Experienced photographers seem to agree with you; I certainly do. The one obvious, visible thing that differentiates expensive cameras preferred by professionals from consumer models is that the former have a greater number of dedicated, physical controls. It’s much better to just move your thumb, rather than take your eye from the viewfinder to look at a screen and dig through a menu!
Physical buttons are expensive to make. A touch screen is a single UI element and can be changed/fixed by software. Physical buttons require individual design, additional hardware, wiring, power, assembly, failure, repairs...
And related: touchscreen, purely-software UIs can be developed in parallel with the rest of the device, possibly by a different team or a subcontractor, which saves further manufacturing costs.
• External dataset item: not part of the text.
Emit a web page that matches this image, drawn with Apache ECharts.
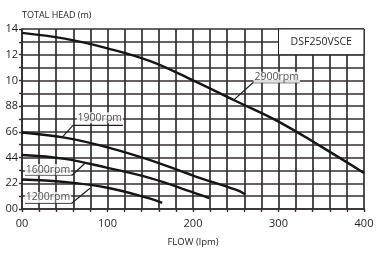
<!DOCTYPE html>
<html><head><meta charset="utf-8">
<script src="https://cdn.jsdelivr.net/npm/echarts@6/dist/echarts.min.js"></script>
<style>html,body{margin:0;padding:0;background:#fff}#c{width:380px;height:257px}</style>
</head><body><div id="c"></div>
<script>
// ---- data ----
const flow2900 = [0, 50, 100, 150, 200, 250, 300, 350, 400];
const head2900 = [13.7, 13.25, 12.5, 11.5, 10.0, 8.4, 6.8, 4.85, 2.8];
const flow1900 = [0, 50, 100, 150, 200, 250, 261];
const head1900 = [5.95, 5.55, 4.8, 3.8, 2.6, 1.5, 1.15];
const flow1600 = [0, 50, 100, 150, 200, 219];
const head1600 = [4.2, 3.9, 3.2, 2.4, 1.3, 0.85];
const flow1200 = [0, 50, 100, 150, 164];
const head1200 = [2.3, 2.1, 1.65, 0.8, 0.48];

const curveNames = ['2900rpm', '1900rpm', '1600rpm', '1200rpm'];
// label annotation: text centre, underline, leader end (data units)
const labelCenters = [[298, 10.25], [91, 7.1], [30.4, 3.05], [30.4, 0.9]];
const leaderPaths = [
  [[246.8, 8.43], [270, 9.82], [325, 9.82]],
  [[46.8, 5.57], [59.6, 6.5], [118, 6.5]],
  [[3.5, 2.63], [58.5, 2.63], [73.7, 3.56]],
  [[3.5, 0.46], [58.5, 0.46], [79.5, 1.62]]
];
const modelName = 'DSF250VSCE';
const modelBox = [[300, 14], [400, 12]];

const xTickLabels = {0: '00', 100: '100', 200: '200', 300: '300', 400: '400'};
const yTickLabels = {0: '00', 2: '22', 4: '44', 6: '66', 8: '88', 10: '10', 12: '12', 14: '14'};

const xTitle = 'FLOW (lpm)';
const yTitle = 'TOTAL HEAD (m)';

// ---- chart ----
const ink = '#231f20';
const gridCol = '#352d2d';
const font = 'Open Sans';
const zip = (a, b) => a.map((v, i) => [v, b[i]]);
const curves = [zip(flow2900, head2900), zip(flow1900, head1900), zip(flow1600, head1600), zip(flow1200, head1200)];

const series = [];
curves.forEach((d, i) => {
  series.push({
    type: 'line', data: d, smooth: 0.4, symbol: 'none', z: 3,
    lineStyle: {color: '#151515', width: 2.4}
  });
});
leaderPaths.forEach((p) => {
  series.push({
    type: 'line', data: p, symbol: 'none', z: 4,
    lineStyle: {color: ink, width: 1.2}
  });
});
series.push({
  type: 'scatter', symbolSize: 0, z: 5,
  data: labelCenters.map((c, i) => ({value: c, name: curveNames[i]})),
  label: {
    show: true, position: 'inside', formatter: (p) => p.name,
    color: ink, fontFamily: font, fontSize: 10.5,
    backgroundColor: '#fff', padding: [0, 1]
  }
});
series.push({
  type: 'line', data: [], z: 2,
  markArea: {
    silent: true,
    itemStyle: {color: '#fff', borderColor: ink, borderWidth: 1},
    label: {show: true, position: 'inside', color: ink, fontFamily: font, fontSize: 10.5},
    data: [[{coord: modelBox[0], name: modelName}, {coord: modelBox[1]}]]
  }
});

const chart = echarts.init(document.getElementById('c'), null, {renderer: 'canvas'});
chart.setOption({
  animation: false,
  backgroundColor: '#fff',
  grid: {left: 22, right: 16, top: 29, bottom: 48},
  xAxis: {
    type: 'value', min: 0, max: 400, interval: 20,
    name: xTitle, nameLocation: 'middle', nameGap: 28,
    nameTextStyle: {color: ink, fontFamily: font, fontSize: 9.5},
    axisLine: {lineStyle: {color: gridCol, width: 1.7}},
    axisTick: {show: true, length: 3, lineStyle: {color: gridCol, width: 1.4}},
    splitLine: {show: true, lineStyle: {color: gridCol, width: 1.7}},
    axisLabel: {color: ink, fontFamily: font, fontSize: 11, margin: 9,
      formatter: (v) => (xTickLabels[v] !== undefined ? xTickLabels[v] : '')}
  },
  yAxis: {
    type: 'value', min: 0, max: 14, interval: 1,
    name: yTitle, nameLocation: 'end', nameGap: 9,
    nameTextStyle: {color: ink, fontFamily: font, fontSize: 9, align: 'left'},
    axisLine: {show: true, lineStyle: {color: gridCol, width: 1.7}},
    axisTick: {show: true, length: 3, lineStyle: {color: gridCol, width: 1.4}},
    splitLine: {show: true, lineStyle: {color: gridCol, width: 1.7}},
    axisLabel: {color: ink, fontFamily: font, fontSize: 11, margin: 4,
      formatter: (v) => (yTickLabels[v] !== undefined ? yTickLabels[v] : '')}
  },
  series: series
});
</script></body></html>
> Isn't it obvious that it's faster to find the mute button on a TV remote control with 5 buttons than on a remote control with 50 buttons? I experienced that just yesterday.
It would also be easier to type vowels on a 5 key keyboard with only vowel keys, but then you'd be limited to only typing vowels.
I have one of those awful ~10 button remotes, and it takes about 10 key presses to "add a show to my list" on Amazon, because the remote hides the "green" button behind a soft menu. It was also definitely not "easier" to find that button the first time.
Degrading functionality to make certain functions "easier" or "more obvious" is a bad trade-off far more often than many UX designers seem to assume.
In an interface you're intimately familiar with (like your TV remote, your car, or a plane if you're a pilot), you should spend zero time finding things, because you already internalized where everything is. Low information density interfaces prevent gaining familiarity and remembering where things are.